London is a transport jungle. I have crisscrossed this city by bus, tube and car so many times in the past week and I have barely covered more than 8 square miles. I will always know these streets as my own, having walked them countless times, but I now know for certain that big city living is not for me. Having said that, my Trini existence tends to operate within 100 steps either side of my house and that is too narrow a life for this city girl. I was raised on concrete not grass and my feet crave the steady pounding of a city street. Those feet have tracked many steps here in London, steps that have been surprised by snow, ancient cobbled streets, slick marble, gentle carpet and rooms filled with history.
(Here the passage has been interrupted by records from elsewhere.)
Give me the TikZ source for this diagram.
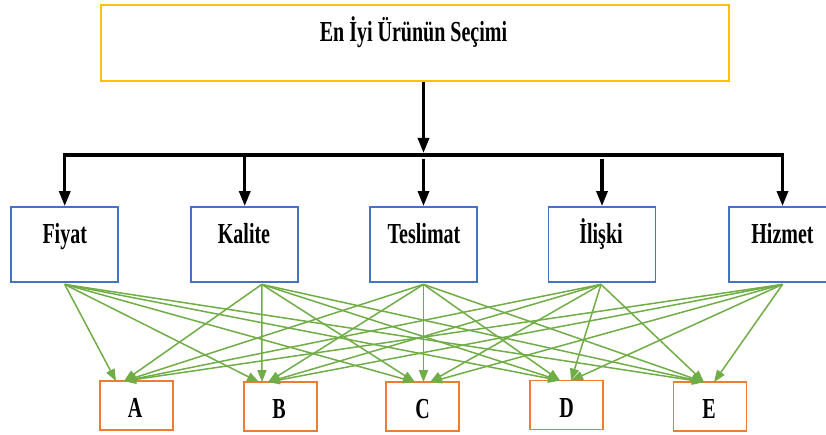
\documentclass[tikz,border=0pt]{standalone}
\usepackage{fontspec}
\setmainfont{Liberation Serif}
\newfontfamily\condserif[FakeStretch=0.69]{Liberation Serif}
\usetikzlibrary{arrows.meta}
\definecolor{goalgold}{HTML}{FFC000}
\definecolor{critblue}{HTML}{4472C4}
\definecolor{altorange}{HTML}{ED7D31}
\definecolor{linkgreen}{HTML}{70AD47}
\tikzset{
  lbl/.style={font=\condserif\bfseries\fontsize{29}{30}\selectfont, inner sep=0pt, anchor=base},
  goalbox/.style={draw=goalgold, line width=2pt, fill=white, inner sep=0pt,
    minimum width=628.5pt, minimum height=76pt},
  critbox/.style={draw=critblue, line width=1.8pt, fill=white, inner sep=0pt,
    minimum width=107pt, minimum height=75pt},
  altbox/.style={draw=altorange, line width=1.8pt, fill=white, inner sep=0pt,
    minimum width=73pt, minimum height=49pt},
  trunk/.style={line width=3.8pt, black},
  branch/.style={line width=3.2pt, black, -{Triangle[length=15pt,width=11pt]}},
  link/.style={linkgreen, line width=1.5pt, -{Triangle[length=12pt,width=9pt]}}
}
\begin{document}
\begin{tikzpicture}[x=1pt,y=-1pt]
\useasboundingbox (0,0) rectangle (826,435);

% goal
\node[goalbox] (goal) at (414.75,43) {};
\node[lbl] (goal-t) at (413.5,42) {En İyi Ürünün Seçimi};

% criteria
\node[critbox] (fiyat) at (64.75,244.5) {};
\node[critbox] (kalite) at (244.75,244.5) {};
\node[critbox] (teslimat) at (423.5,244.5) {};
\node[critbox] (iliski) at (602,244.5) {};
\node[critbox] (hizmet) at (782.5,244.5) {};
\node[lbl] (fiyat-t) at (64.75,244) {Fiyat};
\node[lbl] (kalite-t) at (244,244) {Kalite};
\node[lbl] (teslimat-t) at (424,244) {Teslimat};
\node[lbl] (iliski-t) at (601,244) {İlişki};
\node[lbl] (hizmet-t) at (782.5,244) {Hizmet};

% alternatives
\node[altbox] (A) at (136.5,405.5) {};
\node[altbox] (B) at (280.5,406.5) {};
\node[altbox] (C) at (422.5,406.5) {};
\node[altbox] (D) at (566.5,405) {};
\node[altbox] (E) at (710,406.5) {};
\node[lbl] (A-t) at (135,417) {A};
\node[lbl] (B-t) at (279,418) {B};
\node[lbl] (C-t) at (422.7,418) {C};
\node[lbl] (D-t) at (566.7,417) {D};
\node[lbl] (E-t) at (709,418) {E};

% goal to the distribution bar (shifts are in page points: negative is downward)
\coordinate (join) at (423.5,155);
\coordinate (barL) at (64.75,155);
\coordinate (barR) at (782.5,155);
\draw[branch] (goal.south -| join) -- ([yshift=2pt]join);
\draw[trunk] ([xshift=-1.6pt]barL) -- ([xshift=1.6pt]barR);

% bar to the criteria
\draw[branch] ([yshift=1.9pt]barL) -- (fiyat.north);
\draw[branch] (barL -| kalite.north) -- (kalite.north);
\draw[branch] ([yshift=-4pt]join) -- (teslimat.north);
\draw[branch] ([yshift=-4pt]barL -| iliski.north) -- (iliski.north);
\draw[branch] ([yshift=1.9pt]barR) -- (hizmet.north);

% every criterion to every alternative
\coordinate (sF) at ([yshift=-1.5pt]fiyat.south);
\coordinate (sK) at ([xshift=17pt,yshift=-1.5pt]kalite.south);
\coordinate (sT) at ([yshift=-1.5pt]teslimat.south);
\coordinate (sI) at ([xshift=-1pt,yshift=-1.5pt]iliski.south);
\coordinate (sH) at ([yshift=-1.5pt]hizmet.south);

\draw[link] (sF) -- ([xshift=-20.5pt,yshift=-1pt]A.north);
\draw[link] (sK) -- ([xshift=-12.5pt,yshift=-1pt]A.north);
\draw[link] (sT) -- ([xshift=-12.5pt,yshift=-1pt]A.north);
\draw[link] (sI) -- ([xshift=-12.5pt,yshift=-1pt]A.north);
\draw[link] (sH) -- ([xshift=-12.5pt,yshift=-1pt]A.north);

\draw[link] (sF) -- ([xshift=-21.5pt,yshift=-1pt]B.north);
\draw[link] (sK) -- ([xshift=-18.5pt,yshift=-1pt]B.north);
\draw[link] (sT) -- ([xshift=-12.5pt,yshift=-1pt]B.north);
\draw[link] (sI) -- ([xshift=-12.5pt,yshift=-1pt]B.north);
\draw[link] (sH) -- ([xshift=-12.5pt,yshift=-1pt]B.north);

\draw[link] (sF) -- ([xshift=-7.5pt,yshift=-1pt]C.north);
\draw[link] (sK) -- ([xshift=-7.5pt,yshift=-1pt]C.north);
\draw[link] (sT) -- ([xshift=1pt,yshift=-1pt]C.north);
\draw[link] (sI) -- ([xshift=7.5pt,yshift=-1pt]C.north);
\draw[link] (sH) -- ([xshift=7.5pt,yshift=-1pt]C.north);

\draw[link] (sF) -- ([xshift=-6.5pt,yshift=-1pt]D.north);
\draw[link] (sK) -- ([xshift=-6.5pt,yshift=-1pt]D.north);
\draw[link] (sT) -- ([xshift=-6.5pt,yshift=-1pt]D.north);
\draw[link] (sI) -- ([xshift=4.5pt,yshift=-1pt]D.north);
\draw[link] (sH) -- ([xshift=4.5pt,yshift=-1pt]D.north);

\draw[link] (sF) -- ([xshift=-6pt,yshift=-1pt]E.north);
\draw[link] (sK) -- ([xshift=-6pt,yshift=-1pt]E.north);
\draw[link] (sT) -- ([xshift=-6pt,yshift=-1pt]E.north);
\draw[link] (sI) -- ([xshift=-6pt,yshift=-1pt]E.north);
\draw[link] (sH) -- ([xshift=4pt,yshift=-1pt]E.north);
\end{tikzpicture}
\end{document}
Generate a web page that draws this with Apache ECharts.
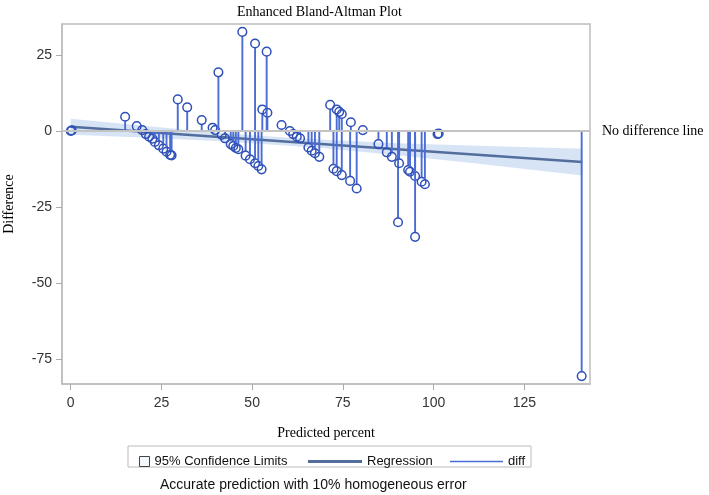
<!DOCTYPE html>
<html>
<head>
<meta charset="utf-8">
<script src="https://cdn.jsdelivr.net/npm/echarts@6/dist/echarts.min.js"></script>
<style>
  html, body { margin: 0; padding: 0; background: #fff; }
  #chart { width: 709px; height: 495px; }
</style>
</head>
<body>
<div id="chart"></div>
<script>
// predicted percent / difference pairs (diff stems)
var predicted = [0, 0.3, 15.0, 18.2, 19.7, 20.7, 21.6, 22.5, 23.2, 24.3, 25.5, 26.4, 27.4, 27.8,
  29.5, 32.1, 36.1, 39.1, 39.8, 40.7, 41.6, 42.5, 44.1, 44.8, 45.5, 46.2, 47.3, 48.2, 49.4,
  50.8, 50.8, 51.7, 52.6, 52.8, 54.0, 54.2, 58.1, 60.4, 61.3, 62.3, 63.2, 65.5, 66.4, 67.3,
  68.5, 71.5, 72.4, 73.3, 73.3, 74.0, 74.7, 74.7, 77.0, 77.2, 78.8, 80.5, 84.8, 87.1, 88.5,
  90.2, 90.5, 93.0, 93.5, 94.9, 94.9, 96.7, 97.6, 101.1, 101.4, 140.8];
var difference = [0, 0.2, 4.7, 1.6, 0.3, -1.0, -1.9, -2.5, -3.6, -4.7, -5.8, -6.8, -7.9, -8.0,
  10.4, 7.8, 3.6, 1.1, 0.3, 19.3, -1.3, -2.4, -4.3, -4.9, -5.6, -6.0, 32.6, -8.1, -9.3,
  28.8, -10.6, -11.5, -12.6, 7.1, 26.1, 6.0, 2.0, 0, -1.0, -1.9, -2.4, -5.4, -6.5, -7.3,
  -8.5, 8.6, -12.4, 7.1, -13.2, 6.3, 5.6, -14.5, -16.4, 2.9, -18.9, 0.3, -4.3, -7.0, -8.5,
  -30.0, -10.6, -12.8, -13.4, -14.8, -34.8, -16.7, -17.5, -1.0, -0.8, -80.6];

// regression line and 95% confidence limits
var regX = [0, 141];
var regY = [1.4, -10.2];
var bandX = [0, 20, 40, 55, 70, 90, 110, 141];
var bandLo = [-1.2, -2.1, -3.3, -4.4, -5.7, -8.0, -10.4, -14.6];
var bandHi = [4.0, 1.7, -0.5, -1.8, -2.9, -4.0, -4.8, -5.8];

var xTicks = [0, 25, 50, 75, 100, 125];
var yTicks = [-75, -50, -25, 0, 25];

var chart = echarts.init(document.getElementById('chart'));

var serif = '"Liberation Serif", "DejaVu Serif", serif';
var sans = '"Liberation Sans", Arial, sans-serif';

var stemData = predicted.map(function (x, i) { return [x, difference[i]]; });
var bandData = bandX.map(function (x, i) { return [x, bandLo[i], bandHi[i]]; });

var option = {
  animation: false,
  backgroundColor: '#fff',
  title: [
    {
      text: 'Enhanced Bland-Altman Plot',
      left: 232, top: 0,
      textStyle: { fontFamily: serif, fontSize: 14, fontWeight: 'normal', color: '#000' }
    },
    {
      text: 'Accurate prediction with 10% homogeneous error',
      left: 155, top: 473,
      textStyle: { fontFamily: sans, fontSize: 14, fontWeight: 'normal', color: '#111' }
    }
  ],
  grid: {
    left: 62, right: 119, top: 24, bottom: 111,
    outerBoundsMode: 'none',
    show: true, borderColor: '#bdbdbd', borderWidth: 1.5
  },
  xAxis: {
    type: 'value',
    min: -2.4, max: 143.1,
    name: 'Predicted percent',
    nameLocation: 'middle',
    nameGap: 42,
    nameTextStyle: { fontFamily: serif, fontSize: 14, color: '#000' },
    splitLine: { show: false },
    axisLine: { show: true, onZero: false, lineStyle: { color: '#bdbdbd', width: 1.5 } },
    axisTick: { show: true, length: 6, customValues: xTicks, lineStyle: { color: '#aaa' } },
    axisLabel: { customValues: xTicks, margin: 12, fontFamily: sans, fontSize: 14, color: '#333' }
  },
  yAxis: {
    type: 'value',
    min: -83.2, max: 35.2,
    name: 'Difference',
    nameLocation: 'middle',
    nameGap: 46,
    nameTextStyle: { fontFamily: serif, fontSize: 14, color: '#000' },
    splitLine: { show: false },
    axisLine: { show: true, onZero: false, lineStyle: { color: '#bdbdbd', width: 1.5 } },
    axisTick: { show: true, length: 6, customValues: yTicks, lineStyle: { color: '#aaa' } },
    axisLabel: { customValues: yTicks, margin: 10, fontFamily: sans, fontSize: 14, color: '#333' }
  },
  legend: [
    {
      data: ['95% Confidence Limits'],
      left: 134, top: 450,
      icon: 'rect', itemWidth: 10, itemHeight: 10,
      itemStyle: { color: '#f4f7fc', borderColor: '#444', borderWidth: 1 },
      textStyle: { fontFamily: sans, fontSize: 13, color: '#111' }
    },
    {
      data: ['Regression'],
      left: 303, top: 450,
      icon: 'rect', itemWidth: 54, itemHeight: 3,
      textStyle: { fontFamily: sans, fontSize: 13, color: '#111' }
    },
    {
      data: ['diff'],
      left: 445, top: 450,
      icon: 'rect', itemWidth: 53, itemHeight: 1.5,
      textStyle: { fontFamily: sans, fontSize: 13, color: '#111' }
    }
  ],
  graphic: [
    {
      type: 'rect',
      shape: { x: 128, y: 446, width: 403, height: 21 },
      style: { fill: 'none', stroke: '#bbb', lineWidth: 1 },
      silent: true
    }
  ],
  series: [
    {
      name: '95% Confidence Limits',
      type: 'custom',
      z: 1,
      itemStyle: { color: '#d7e4f5' },
      data: bandData,
      encode: { x: 0, y: [1, 2] },
      renderItem: function (params, api) {
        if (params.dataIndex !== 0) return null;
        var pts = [];
        for (var i = 0; i < bandX.length; i++) pts.push(api.coord([bandX[i], bandHi[i]]));
        for (var j = bandX.length - 1; j >= 0; j--) pts.push(api.coord([bandX[j], bandLo[j]]));
        return { type: 'polygon', shape: { points: pts }, style: { fill: '#d7e4f5' } };
      },
      markLine: {
        silent: true,
        symbol: ['none', 'none'],
        lineStyle: { color: '#c4c4c4', width: 2, type: 'solid' },
        label: {
          show: true, position: 'end', distance: 12,
          formatter: 'No difference line',
          fontFamily: serif, fontSize: 14, color: '#000'
        },
        data: [{ yAxis: 0 }]
      }
    },
    {
      name: 'Regression',
      type: 'line',
      z: 3,
      symbol: 'none',
      color: '#536d9c',
      lineStyle: { color: '#536d9c', width: 2.5 },
      data: regX.map(function (x, i) { return [x, regY[i]]; })
    },
    {
      name: 'diff',
      type: 'custom',
      z: 4,
      itemStyle: { color: '#4a6cd4' },
      data: stemData,
      encode: { x: 0, y: 1 },
      renderItem: function (params, api) {
        var p = api.coord([api.value(0), api.value(1)]);
        var z = api.coord([api.value(0), 0]);
        var r = 4.3;
        var children = [];
        if (Math.abs(p[1] - z[1]) > r) {
          var end = p[1] < z[1] ? p[1] + r : p[1] - r;
          children.push({
            type: 'line',
            shape: { x1: z[0], y1: z[1], x2: p[0], y2: end },
            style: { stroke: '#4a6cd4', lineWidth: 1.9 }
          });
        }
        children.push({
          type: 'circle',
          shape: { cx: p[0], cy: p[1], r: r },
          style: { fill: 'none', stroke: '#2f50b8', lineWidth: 1.5 }
        });
        return { type: 'group', children: children };
      }
    }
  ]
};

chart.setOption(option);
</script>
</body>
</html>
I love London. Its walls that whisper as we pass, its sophistication, the cabs with drivers listening to interviews with their mayor, coffee shops that you need to squeeze through to get served, boutiques selling the softest cashmere beside the coldest stone, the temptations of shoes, silk, art and chocolate, the sounds of any languages except English, heard on a double decker bus. It is an enormous bulging noisy thriving crowded and often dirty and frustrating place. It is familiar but foreign, forever changing yet staying true to my memories. It is frankly too large. I have had a broken fountain pen in need of care for 10 years but the shop is just too far to get it fixed. By the end of the week, I am too tired of traipsing around, and too cross that I haven’t yet seen a single painting. I had let down friends and relatives for not seeing them more often, if at all, and yet I have enjoyed the warmth of my sister’s kitchen, visited doctors, book shops, the shrine of Marks&Spencers and got myself a job.
Every time I come home the love affair continues. A love affair filled with anger, lust, frustration, nostalgia, heartbreak, disappointment, inspiration and sadness. London lives in my heart.